AIM OF THE EXERCISE: Could the lines from the start of the data through the line with "const data = TIME.map((t, i)" be set down exactly, with no pictures among them?
-- INFORMATION SUPPLIED start --
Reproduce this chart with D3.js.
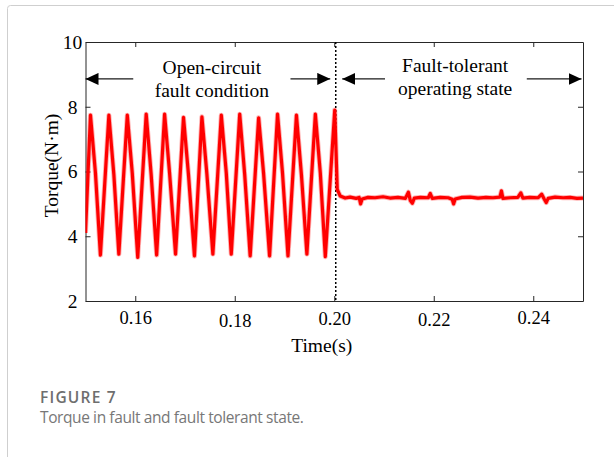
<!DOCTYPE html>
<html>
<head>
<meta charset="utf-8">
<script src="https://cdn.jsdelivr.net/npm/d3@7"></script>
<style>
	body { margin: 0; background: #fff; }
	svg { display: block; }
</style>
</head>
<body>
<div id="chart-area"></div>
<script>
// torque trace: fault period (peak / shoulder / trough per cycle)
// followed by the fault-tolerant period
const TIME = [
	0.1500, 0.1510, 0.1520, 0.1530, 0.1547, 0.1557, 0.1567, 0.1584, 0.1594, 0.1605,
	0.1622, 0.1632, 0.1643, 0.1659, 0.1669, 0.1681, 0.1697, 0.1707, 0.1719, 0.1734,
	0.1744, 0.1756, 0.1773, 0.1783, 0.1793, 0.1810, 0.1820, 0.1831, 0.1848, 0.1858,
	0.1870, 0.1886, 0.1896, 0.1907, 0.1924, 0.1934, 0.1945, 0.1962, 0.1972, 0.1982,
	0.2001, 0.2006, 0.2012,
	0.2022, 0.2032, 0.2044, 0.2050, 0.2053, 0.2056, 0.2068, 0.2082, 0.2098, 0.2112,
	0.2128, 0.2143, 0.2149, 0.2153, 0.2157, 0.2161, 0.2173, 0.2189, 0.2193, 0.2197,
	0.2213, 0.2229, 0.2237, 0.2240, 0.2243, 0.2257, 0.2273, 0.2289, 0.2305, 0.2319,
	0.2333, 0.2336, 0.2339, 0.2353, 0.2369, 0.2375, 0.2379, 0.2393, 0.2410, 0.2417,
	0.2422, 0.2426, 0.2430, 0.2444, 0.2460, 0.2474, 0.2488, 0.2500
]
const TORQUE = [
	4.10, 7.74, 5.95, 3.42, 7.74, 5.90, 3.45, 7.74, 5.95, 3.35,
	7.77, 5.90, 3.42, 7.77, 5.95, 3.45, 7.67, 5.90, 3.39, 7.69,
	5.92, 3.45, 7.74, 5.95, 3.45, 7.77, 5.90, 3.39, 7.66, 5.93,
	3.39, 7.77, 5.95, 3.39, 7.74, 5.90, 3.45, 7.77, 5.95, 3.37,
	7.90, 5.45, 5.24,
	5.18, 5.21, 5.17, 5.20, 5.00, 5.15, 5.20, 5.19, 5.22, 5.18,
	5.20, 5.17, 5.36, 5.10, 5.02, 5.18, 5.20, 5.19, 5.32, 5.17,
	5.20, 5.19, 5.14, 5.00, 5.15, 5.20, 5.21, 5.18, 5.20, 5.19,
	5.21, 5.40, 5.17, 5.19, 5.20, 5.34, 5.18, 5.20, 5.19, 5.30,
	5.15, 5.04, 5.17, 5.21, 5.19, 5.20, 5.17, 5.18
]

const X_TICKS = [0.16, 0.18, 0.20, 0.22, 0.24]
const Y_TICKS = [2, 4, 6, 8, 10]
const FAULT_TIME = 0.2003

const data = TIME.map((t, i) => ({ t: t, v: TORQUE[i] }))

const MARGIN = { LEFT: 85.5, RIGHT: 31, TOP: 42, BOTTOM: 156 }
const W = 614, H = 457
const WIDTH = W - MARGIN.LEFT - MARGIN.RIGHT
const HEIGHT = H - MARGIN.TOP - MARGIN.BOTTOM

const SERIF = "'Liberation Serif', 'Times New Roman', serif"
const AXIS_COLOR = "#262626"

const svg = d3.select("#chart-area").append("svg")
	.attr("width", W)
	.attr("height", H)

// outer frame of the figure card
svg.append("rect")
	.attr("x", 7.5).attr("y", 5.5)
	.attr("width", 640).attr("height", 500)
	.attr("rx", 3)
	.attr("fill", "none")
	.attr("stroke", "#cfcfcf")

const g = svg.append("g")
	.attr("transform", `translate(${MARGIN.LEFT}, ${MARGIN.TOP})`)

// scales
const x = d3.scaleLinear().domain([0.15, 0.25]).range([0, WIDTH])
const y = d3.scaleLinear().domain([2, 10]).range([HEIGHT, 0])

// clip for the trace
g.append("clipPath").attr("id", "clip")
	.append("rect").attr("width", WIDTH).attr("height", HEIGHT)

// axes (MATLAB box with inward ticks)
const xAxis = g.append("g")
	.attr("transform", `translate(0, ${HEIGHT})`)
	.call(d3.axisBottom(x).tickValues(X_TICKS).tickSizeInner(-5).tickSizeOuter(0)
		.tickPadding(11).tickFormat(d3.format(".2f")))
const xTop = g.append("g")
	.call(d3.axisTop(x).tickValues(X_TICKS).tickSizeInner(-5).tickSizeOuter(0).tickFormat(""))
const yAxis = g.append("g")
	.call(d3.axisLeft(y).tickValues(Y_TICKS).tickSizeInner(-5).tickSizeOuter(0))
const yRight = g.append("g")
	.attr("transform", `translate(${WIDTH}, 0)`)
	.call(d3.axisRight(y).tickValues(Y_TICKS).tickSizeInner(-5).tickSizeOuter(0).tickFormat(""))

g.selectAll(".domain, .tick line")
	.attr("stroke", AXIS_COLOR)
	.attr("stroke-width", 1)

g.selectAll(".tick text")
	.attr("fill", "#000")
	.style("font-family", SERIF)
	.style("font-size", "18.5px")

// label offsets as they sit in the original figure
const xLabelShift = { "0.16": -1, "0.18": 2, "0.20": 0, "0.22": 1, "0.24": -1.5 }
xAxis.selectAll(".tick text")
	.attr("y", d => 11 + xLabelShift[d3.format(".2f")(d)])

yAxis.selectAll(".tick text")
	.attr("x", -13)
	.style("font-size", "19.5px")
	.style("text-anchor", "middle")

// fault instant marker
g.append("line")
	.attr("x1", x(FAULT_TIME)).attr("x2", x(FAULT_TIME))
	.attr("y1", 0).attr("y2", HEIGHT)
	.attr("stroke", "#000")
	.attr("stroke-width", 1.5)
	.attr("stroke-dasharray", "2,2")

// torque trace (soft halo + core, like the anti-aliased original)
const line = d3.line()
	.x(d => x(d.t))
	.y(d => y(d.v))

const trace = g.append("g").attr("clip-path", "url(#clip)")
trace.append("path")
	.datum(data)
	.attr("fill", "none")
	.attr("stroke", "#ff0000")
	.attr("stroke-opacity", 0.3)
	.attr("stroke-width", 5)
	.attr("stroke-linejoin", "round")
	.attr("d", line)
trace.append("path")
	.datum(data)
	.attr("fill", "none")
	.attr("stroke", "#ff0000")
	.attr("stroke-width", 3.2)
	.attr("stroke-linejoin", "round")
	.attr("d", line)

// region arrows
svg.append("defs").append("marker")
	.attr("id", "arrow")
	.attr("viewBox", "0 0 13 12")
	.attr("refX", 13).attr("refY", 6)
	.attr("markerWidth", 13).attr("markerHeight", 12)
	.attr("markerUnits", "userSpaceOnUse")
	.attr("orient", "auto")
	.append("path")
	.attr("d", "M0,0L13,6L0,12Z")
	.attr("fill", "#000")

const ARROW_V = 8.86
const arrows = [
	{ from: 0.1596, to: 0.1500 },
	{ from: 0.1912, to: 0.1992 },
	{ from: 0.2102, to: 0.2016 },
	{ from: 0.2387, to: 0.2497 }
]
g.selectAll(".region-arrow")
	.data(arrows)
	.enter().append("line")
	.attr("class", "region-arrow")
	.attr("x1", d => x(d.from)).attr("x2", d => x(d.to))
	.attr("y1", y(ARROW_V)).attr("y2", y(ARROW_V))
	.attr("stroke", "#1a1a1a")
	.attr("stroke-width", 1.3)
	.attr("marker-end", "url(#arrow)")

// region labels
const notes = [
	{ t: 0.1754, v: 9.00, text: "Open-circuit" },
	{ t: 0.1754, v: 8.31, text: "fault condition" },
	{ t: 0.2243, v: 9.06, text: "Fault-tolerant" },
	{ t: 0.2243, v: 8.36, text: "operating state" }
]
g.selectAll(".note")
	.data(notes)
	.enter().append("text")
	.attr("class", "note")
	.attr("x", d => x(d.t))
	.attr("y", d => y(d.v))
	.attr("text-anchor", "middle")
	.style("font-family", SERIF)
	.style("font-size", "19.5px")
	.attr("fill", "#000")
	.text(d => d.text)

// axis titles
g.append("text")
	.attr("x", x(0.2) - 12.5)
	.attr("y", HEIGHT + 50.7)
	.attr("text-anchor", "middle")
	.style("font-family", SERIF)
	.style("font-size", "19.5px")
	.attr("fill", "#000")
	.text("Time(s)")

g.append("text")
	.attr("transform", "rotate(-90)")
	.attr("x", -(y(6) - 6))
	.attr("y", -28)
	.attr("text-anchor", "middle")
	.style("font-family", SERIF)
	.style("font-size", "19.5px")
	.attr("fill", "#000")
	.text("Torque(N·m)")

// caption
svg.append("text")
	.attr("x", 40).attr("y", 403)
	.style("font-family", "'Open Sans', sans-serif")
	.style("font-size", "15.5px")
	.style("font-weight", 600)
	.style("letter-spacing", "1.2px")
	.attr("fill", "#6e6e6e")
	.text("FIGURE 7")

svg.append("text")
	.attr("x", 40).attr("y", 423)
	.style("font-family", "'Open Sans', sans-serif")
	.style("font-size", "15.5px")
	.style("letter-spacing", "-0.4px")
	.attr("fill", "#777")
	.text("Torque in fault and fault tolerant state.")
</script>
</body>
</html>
-- INFORMATION SUPPLIED end --
RESPONSE TO THIS TASK:
Reproduce this chart with D3.js.
<!DOCTYPE html>
<html>
<head>
<meta charset="utf-8">
<script src="https://cdn.jsdelivr.net/npm/d3@7"></script>
<style>
	body { margin: 0; background: #fff; }
	svg { display: block; }
</style>
</head>
<body>
<div id="chart-area"></div>
<script>
// torque trace: fault period (peak / shoulder / trough per cycle)
// followed by the fault-tolerant period
const TIME = [
	0.1500, 0.1510, 0.1520, 0.1530, 0.1547, 0.1557, 0.1567, 0.1584, 0.1594, 0.1605,
	0.1622, 0.1632, 0.1643, 0.1659, 0.1669, 0.1681, 0.1697, 0.1707, 0.1719, 0.1734,
	0.1744, 0.1756, 0.1773, 0.1783, 0.1793, 0.1810, 0.1820, 0.1831, 0.1848, 0.1858,
	0.1870, 0.1886, 0.1896, 0.1907, 0.1924, 0.1934, 0.1945, 0.1962, 0.1972, 0.1982,
	0.2001, 0.2006, 0.2012,
	0.2022, 0.2032, 0.2044, 0.2050, 0.2053, 0.2056, 0.2068, 0.2082, 0.2098, 0.2112,
	0.2128, 0.2143, 0.2149, 0.2153, 0.2157, 0.2161, 0.2173, 0.2189, 0.2193, 0.2197,
	0.2213, 0.2229, 0.2237, 0.2240, 0.2243, 0.2257, 0.2273, 0.2289, 0.2305, 0.2319,
	0.2333, 0.2336, 0.2339, 0.2353, 0.2369, 0.2375, 0.2379, 0.2393, 0.2410, 0.2417,
	0.2422, 0.2426, 0.2430, 0.2444, 0.2460, 0.2474, 0.2488, 0.2500
]
const TORQUE = [
	4.10, 7.74, 5.95, 3.42, 7.74, 5.90, 3.45, 7.74, 5.95, 3.35,
	7.77, 5.90, 3.42, 7.77, 5.95, 3.45, 7.67, 5.90, 3.39, 7.69,
	5.92, 3.45, 7.74, 5.95, 3.45, 7.77, 5.90, 3.39, 7.66, 5.93,
	3.39, 7.77, 5.95, 3.39, 7.74, 5.90, 3.45, 7.77, 5.95, 3.37,
	7.90, 5.45, 5.24,
	5.18, 5.21, 5.17, 5.20, 5.00, 5.15, 5.20, 5.19, 5.22, 5.18,
	5.20, 5.17, 5.36, 5.10, 5.02, 5.18, 5.20, 5.19, 5.32, 5.17,
	5.20, 5.19, 5.14, 5.00, 5.15, 5.20, 5.21, 5.18, 5.20, 5.19,
	5.21, 5.40, 5.17, 5.19, 5.20, 5.34, 5.18, 5.20, 5.19, 5.30,
	5.15, 5.04, 5.17, 5.21, 5.19, 5.20, 5.17, 5.18
]

const X_TICKS = [0.16, 0.18, 0.20, 0.22, 0.24]
const Y_TICKS = [2, 4, 6, 8, 10]
const FAULT_TIME = 0.2003

const data = TIME.map((t, i) => ({ t: t, v: TORQUE[i] }))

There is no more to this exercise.